#### [WHAT THE EXERCISE ASKS]
Retype every line from the start of the data down to and including the line with "ErrorBar, LabelList, Scatter". Skip the pictures.

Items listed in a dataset
** start **
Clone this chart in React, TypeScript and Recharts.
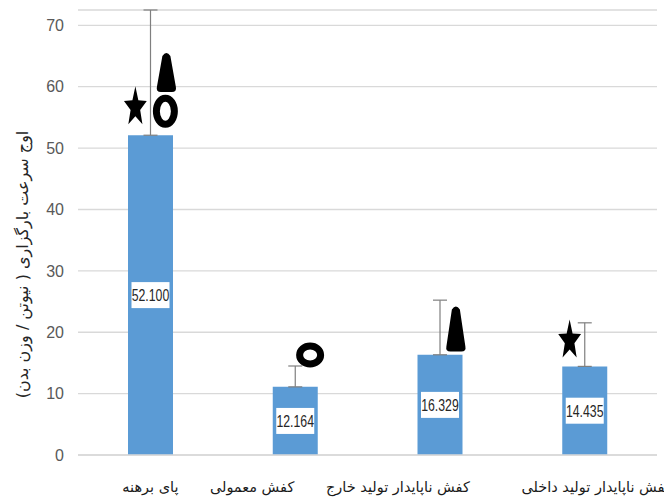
import React from 'react';
import { ComposedChart, Bar, XAxis, YAxis, CartesianGrid, ErrorBar, LabelList, Scatter } from 'recharts';

const categories = ['پای برهنه', 'کفش معمولی', 'کفش ناپایدار تولید خارج', 'کفش ناپایدار تولید داخلی'];
const values = [52.1, 11.1, 16.329, 14.435];
const valueLabels = ['52.100', '12.164', '16.329', '14.435'];
const errorPlus = [20.4, 3.4, 8.9, 7.1];
const starY = [56.8, null, null, 18.8];
const ringY = [56.0, 16.3, null, null];
const coneY = [62.4, null, 20.6, null];
const yTicks = [0, 10, 20, 30, 40, 50, 60, 70];
const yDomainMax = 72.5;
const yAxisTitle = 'اوج سرعت بارگزاری ( نیوتن / وزن بدن)';

const tickShift = [0, -43, -42, 12];

const data = categories.map((name, i) => ({
  name,
  value: values[i],
  label: valueLabels[i],
  err: [0, errorPlus[i]],
  star: starY[i],
  ring: ringY[i],
  cone: coneY[i],
}));

const StarShape = (props: any) => {
  if (props.payload == null || props.payload.star == null) return null;
  const cx = props.cx - 15;
  const cy = props.cy;
  const w = 12;
  const h = 21;
  const pts: string[] = [];
  for (let k = 0; k < 10; k++) {
    const a = -Math.PI / 2 + (k * Math.PI) / 5;
    const r = k % 2 === 0 ? 1 : 0.42;
    pts.push(`${cx + Math.cos(a) * r * w},${cy + 1 + Math.sin(a) * r * h}`);
  }
  return <polygon points={pts.join(' ')} fill="#000" />;
};

const RingShape = (props: any) => {
  if (props.payload == null || props.payload.ring == null) return null;
  const cx = props.cx + 15;
  const cy = props.cy;
  const tall = props.payload.name === categories[0];
  const rx = tall ? 9 : 10.5;
  const ry = tall ? 13 : 9;
  return <ellipse cx={cx} cy={cy} rx={rx} ry={ry} fill="none" stroke="#000" strokeWidth={7} />;
};

const ConeShape = (props: any) => {
  if (props.payload == null || props.payload.cone == null) return null;
  const cx = props.cx + 16;
  const cy = props.cy;
  const h = props.payload.name === categories[0] ? 40 : 46;
  const w = 19;
  const top = cy - h / 2;
  const bot = cy + h / 2;
  const d = `M ${cx - 4} ${top + 4} Q ${cx} ${top - 2} ${cx + 4} ${top + 4} L ${cx + w / 2} ${bot - 5} Q ${cx + w / 2 + 1} ${bot} ${cx + w / 2 - 4} ${bot} L ${cx - w / 2 + 4} ${bot} Q ${cx - w / 2 - 1} ${bot} ${cx - w / 2} ${bot - 5} Z`;
  return <path d={d} fill="#000" />;
};

const ValueBox = (props: any) => {
  const { x, y, width, height, index } = props;
  const cx = x + width / 2;
  const cy = y + height / 2;
  const bw = 38;
  const bh = 26;
  return (
    <g>
      <rect x={cx - bw / 2} y={cy - bh / 2} width={bw} height={bh} fill="#ffffff" />
      <text
        x={cx}
        y={cy}
        textAnchor="middle"
        dominantBaseline="central"
        fontFamily="'Liberation Sans', Arial, sans-serif"
        fontSize={15}
        fill="#262626"
        transform={`translate(${cx} ${cy}) scale(0.82 1.15) translate(${-cx} ${-cy})`}
      >
        {valueLabels[index]}
      </text>
    </g>
  );
};

const XTick = (props: any) => {
  const { x, y, payload } = props;
  const i = payload.index;
  return (
    <text
      x={x + tickShift[i]}
      y={y}
      dy={29}
      textAnchor="middle"
      fontFamily="'DejaVu Sans', sans-serif"
      fontSize={14.5}
      fill="#1a1a1a"
    >
      {payload.value}
    </text>
  );
};

export default function App() {
  return (
    <div style={{ position: 'absolute', left: 0, top: 0, width: 664, height: 502, background: '#fff' }}>
      <ComposedChart
        width={664}
        height={502}
        data={data}
        margin={{ top: 10, right: 7, bottom: 0, left: 0 }}
        barSize={45}
      >
        <CartesianGrid vertical={false} stroke="#d9d9d9" strokeWidth={1.3} />
        <XAxis
          dataKey="name"
          height={47}
          axisLine={{ stroke: '#d9d9d9', strokeWidth: 1.3 }}
          tickLine={false}
          tick={<XTick />}
          interval={0}
        />
        <YAxis
          width={78}
          domain={[0, yDomainMax]}
          ticks={yTicks}
          axisLine={false}
          tickLine={false}
          tickSize={0}
          tickMargin={14}
          tick={{ fill: '#595959', fontSize: 16, fontFamily: "'Liberation Sans', Arial, sans-serif" }}
          label={{
            value: yAxisTitle,
            angle: -90,
            position: 'insideLeft',
            offset: 0,
            dx: 22,
            dy: 32,
            style: { textAnchor: 'middle', fontFamily: "'DejaVu Sans', sans-serif", fontSize: 16, fill: '#262626' },
          }}
        />
        <Bar dataKey="value" fill="#5b9bd5" isAnimationActive={false}>
          <ErrorBar dataKey="err" width={7} stroke="#7f7f7f" strokeWidth={1.2} direction="y" />
          <LabelList dataKey="label" content={<ValueBox />} />
        </Bar>
        <Scatter dataKey="star" shape={<StarShape />} isAnimationActive={false} />
        <Scatter dataKey="ring" shape={<RingShape />} isAnimationActive={false} />
        <Scatter dataKey="cone" shape={<ConeShape />} isAnimationActive={false} />
      </ComposedChart>
    </div>
  );
}
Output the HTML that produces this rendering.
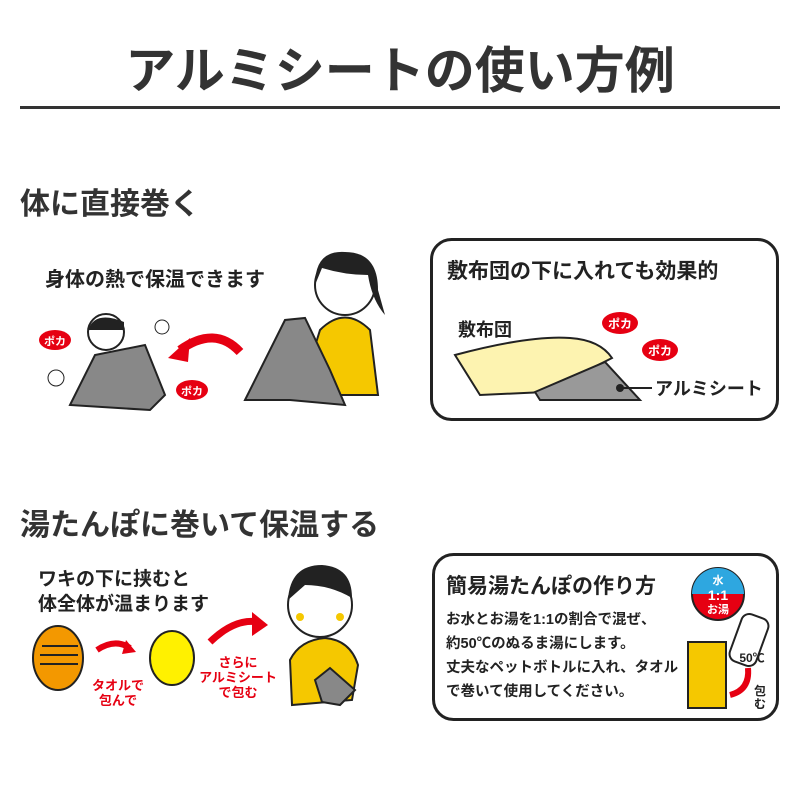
<!DOCTYPE html>
<html><head><meta charset="utf-8"><style>
body{margin:0;background:#fff}
svg text{font-family:"Liberation Sans","Noto Sans CJK JP",sans-serif;font-weight:bold}
</style></head><body>
<svg width="800" height="800" viewBox="0 0 800 800" xmlns="http://www.w3.org/2000/svg">
<rect width="800" height="800" fill="#fff"/>
<text x="400" y="88" font-size="50" text-anchor="middle" fill="#333">アルミシートの使い方例</text>
<rect x="20" y="106" width="760" height="3" fill="#333"/>
<text x="20" y="214" font-size="30" fill="#333">体に直接巻く</text>
<text x="45" y="286" font-size="20" fill="#222">身体の熱で保温できます</text>
<!-- left illustration 1 -->
<polygon points="70,405 95,355 145,345 165,395 150,410" fill="#888" stroke="#222" stroke-width="2"/>
<circle cx="106" cy="332" r="18" fill="#fff" stroke="#222" stroke-width="2"/>
<path d="M88,330 Q95,310 124,322 L124,330 Z" fill="#222"/>
<path d="M240,352 Q215,325 180,350" stroke="#e60012" stroke-width="9" fill="none"/>
<polygon points="168,358 190,338 188,362" fill="#e60012"/>
<ellipse cx="55" cy="340" rx="16" ry="10" fill="#e60012"/><text x="55" y="345" font-size="11" fill="#fff" text-anchor="middle">ポカ</text>
<ellipse cx="192" cy="390" rx="16" ry="10" fill="#e60012"/><text x="192" y="395" font-size="11" fill="#fff" text-anchor="middle">ポカ</text>
<circle cx="162" cy="327" r="7" fill="none" stroke="#222"/><circle cx="56" cy="378" r="8" fill="none" stroke="#222"/>
<!-- woman -->
<path d="M300,395 L320,330 Q345,305 370,330 L378,395 Z" fill="#f5c800" stroke="#222" stroke-width="2"/>
<circle cx="345" cy="285" r="30" fill="#fff" stroke="#222" stroke-width="2"/>
<path d="M315,285 Q315,250 345,252 Q378,252 378,290 L385,315 Q372,300 368,275 Q345,275 322,268 Z" fill="#222"/>
<polygon points="245,400 285,320 305,318 330,370 345,405 290,400" fill="#888" stroke="#222" stroke-width="2"/>
<!-- box 1 -->
<rect x="431.5" y="239.5" width="346" height="180" rx="20" fill="#fff" stroke="#222" stroke-width="3"/>
<text x="447" y="278" font-size="21" fill="#222">敷布団の下に入れても効果的</text>
<text x="458" y="336" font-size="18" fill="#222" font-weight="normal">敷布団</text>
<path d="M455,355 Q530,335 570,338 Q600,340 612,358 L545,392 L480,395 Z" fill="#fdf3b0" stroke="#222" stroke-width="2"/>
<path d="M535,392 L605,362 L640,400 L540,400 Z" fill="#999" stroke="#222" stroke-width="2"/>
<circle cx="620" cy="388" r="4" fill="#222"/><line x1="620" y1="388" x2="652" y2="388" stroke="#222" stroke-width="2"/>
<text x="655" y="395" font-size="18" fill="#222" font-weight="normal">アルミシート</text>
<ellipse cx="620" cy="323" rx="18" ry="11" fill="#e60012"/><text x="620" y="328" font-size="12" fill="#fff" text-anchor="middle">ポカ</text>
<ellipse cx="660" cy="350" rx="18" ry="11" fill="#e60012"/><text x="660" y="355" font-size="12" fill="#fff" text-anchor="middle">ポカ</text>
<text x="20" y="535" font-size="30" fill="#333">湯たんぽに巻いて保温する</text>
<text x="38" y="585" font-size="19" fill="#222">ワキの下に挟むと</text>
<text x="38" y="610" font-size="19" fill="#222">体全体が温まります</text>
<!-- hot water bottle -->
<ellipse cx="58" cy="658" rx="25" ry="32" fill="#f39800" stroke="#222" stroke-width="2"/>
<line x1="42" y1="646" x2="78" y2="646" stroke="#222" stroke-width="2"/><line x1="40" y1="655" x2="78" y2="655" stroke="#222" stroke-width="2"/><line x1="40" y1="664" x2="78" y2="664" stroke="#222" stroke-width="2"/>
<path d="M97,650 Q115,638 130,648" stroke="#e60012" stroke-width="6" fill="none"/><polygon points="126,640 136,652 122,654" fill="#e60012"/>
<text x="118" y="690" font-size="13" fill="#e60012" text-anchor="middle">タオルで</text>
<text x="118" y="705" font-size="13" fill="#e60012" text-anchor="middle">包んで</text>
<ellipse cx="172" cy="658" rx="22" ry="27" fill="#fff100" stroke="#222" stroke-width="2"/>
<path d="M210,642 Q235,618 258,622" stroke="#e60012" stroke-width="7" fill="none"/><polygon points="252,612 268,625 252,636" fill="#e60012"/>
<text x="238" y="667" font-size="13" fill="#e60012" text-anchor="middle">さらに</text>
<text x="238" y="682" font-size="13" fill="#e60012" text-anchor="middle">アルミシート</text>
<text x="238" y="697" font-size="13" fill="#e60012" text-anchor="middle">で包む</text>
<!-- child -->
<path d="M292,705 L290,660 Q300,640 325,638 Q350,640 358,665 L352,700 Z" fill="#f5c800" stroke="#222" stroke-width="2"/>
<circle cx="320" cy="605" r="32" fill="#fff" stroke="#222" stroke-width="2"/>
<path d="M288,600 Q290,565 322,565 Q352,567 352,598 Q330,585 305,585 Z" fill="#222"/>
<circle cx="300" cy="617" r="4" fill="#f5c800"/><circle cx="340" cy="617" r="4" fill="#f5c800"/>
<polygon points="315,680 330,668 355,690 340,705 322,702" fill="#888" stroke="#222" stroke-width="2"/>
<!-- box 2 -->
<rect x="433.5" y="554.5" width="344" height="165" rx="20" fill="#fff" stroke="#222" stroke-width="3"/>
<text x="446" y="593" font-size="21" fill="#222">簡易湯たんぽの作り方</text>
<g font-size="14.5" font-weight="normal" fill="#222">
<text x="446" y="624">お水とお湯を1:1の割合で混ぜ、</text>
<text x="446" y="648">約50℃のぬるま湯にします。</text>
<text x="446" y="672">丈夫なペットボトルに入れ、タオル</text>
<text x="446" y="696">で巻いて使用してください。</text>
</g>
<circle cx="718" cy="594" r="26" fill="#e60012" stroke="#222" stroke-width="2"/>
<path d="M692,594 A26,26 0 0 1 744,594 Z" fill="#2ea7e0"/>
<text x="718" y="584" font-size="11" fill="#fff" text-anchor="middle">水</text>
<text x="718" y="600" font-size="14" fill="#fff" text-anchor="middle">1:1</text>
<text x="718" y="613" font-size="11" fill="#fff" text-anchor="middle">お湯</text>
<rect x="735" y="615" width="28" height="50" rx="8" fill="#fff" stroke="#222" stroke-width="2" transform="rotate(20 749 640)"/>
<text x="752" y="662" font-size="12" fill="#222" text-anchor="middle">50℃</text>
<rect x="688" y="642" width="38" height="66" fill="#f5c800" stroke="#222" stroke-width="2"/>
<path d="M748,668 Q750,690 730,695" stroke="#e60012" stroke-width="6" fill="none"/>
<text x="760" y="695" font-size="12" fill="#222" text-anchor="middle">包</text>
<text x="760" y="708" font-size="12" fill="#222" text-anchor="middle">む</text>
</svg>
</body></html>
** end **
#### [SOLVED EXERCISE]
Clone this chart in React, TypeScript and Recharts.
import React from 'react';
import { ComposedChart, Bar, XAxis, YAxis, CartesianGrid, ErrorBar, LabelList, Scatter } from 'recharts';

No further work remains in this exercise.